Do you know who owns and can access your personal data? Do you care? Well, you should. Data sovereignty is the collection, ownership and storage of your personal information, and online identity.
According to Wikipedia—“Data sovereignty is the idea that data is subject to the laws and governance structures within the nation it is collected.”
Unfortunately, Wikipedia and most of the world’s governments have utterly missed the point. Data sovereignty should not be about who collects the data, it should be about who creates the data.
The focus on who collects data—Facebook, Google, Amazon, your bank, your government etc.—rather than those who created the data (you), enables Big Tech to infiltrate our screens with targeted ads, and gives some governments the ability to monitor their people’s every move.
As Edward Snowden revealed—assigning ownership to data based on where it is collected is a loophole used by governments to spy on people and build profiles from online activity. If the data collected by U.S. companies is stored on U.S. soil, technically the U.S. government has sovereignty over it—meaning they own it. Even if you’re not a U.S. citizen, you can still be profiled by the National Security Agency (NSA).
Do things like due process and the rule of law apply to the ‘virtual’ you?
So, what’s wrong with the NSA examining your profile consisting of millions of data points tracked by your phone manufacturer, your mobile service provider, and social media providers like Facebook and Google? Well, this profile may be similar to the actual you, but it is not the real you.
It is a collage of all the different versions of you. It is your social media, searches, emails, pictures, and contacts—taken out of context. If Google can send Nike ads based on you typing ‘sneakers’ into a browser, surely the NSA can flag you as an anarchist for attending a May Day demonstration via your pictures on Instagram. Any one of your past posts could be used to attack your character or incriminate you. We should be concerned about who has access to our data—not blithely accept that it is the government or companies that provide online services.
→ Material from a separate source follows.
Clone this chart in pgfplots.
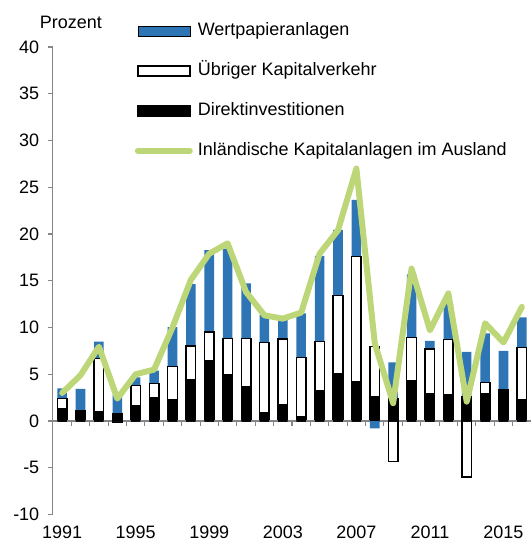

We should own your data and decide who can access it?
Data self-sovereignty is a relatively new concept often associated with digital identity. At Manyone we talk about self-sovereign identity all the time. Since you create your data—you should own it. This is the central idea behind our mobile app, Manyone. The only way to have true data self-sovereignty is by decoupling your personal information and connections from your metadata.
It’s time to replace usernames and passwords with encrypted digital certificates or tokens that are issued and revocable by only you. Data self-sovereignty is the only way we can ensure a safe digital future for all of us.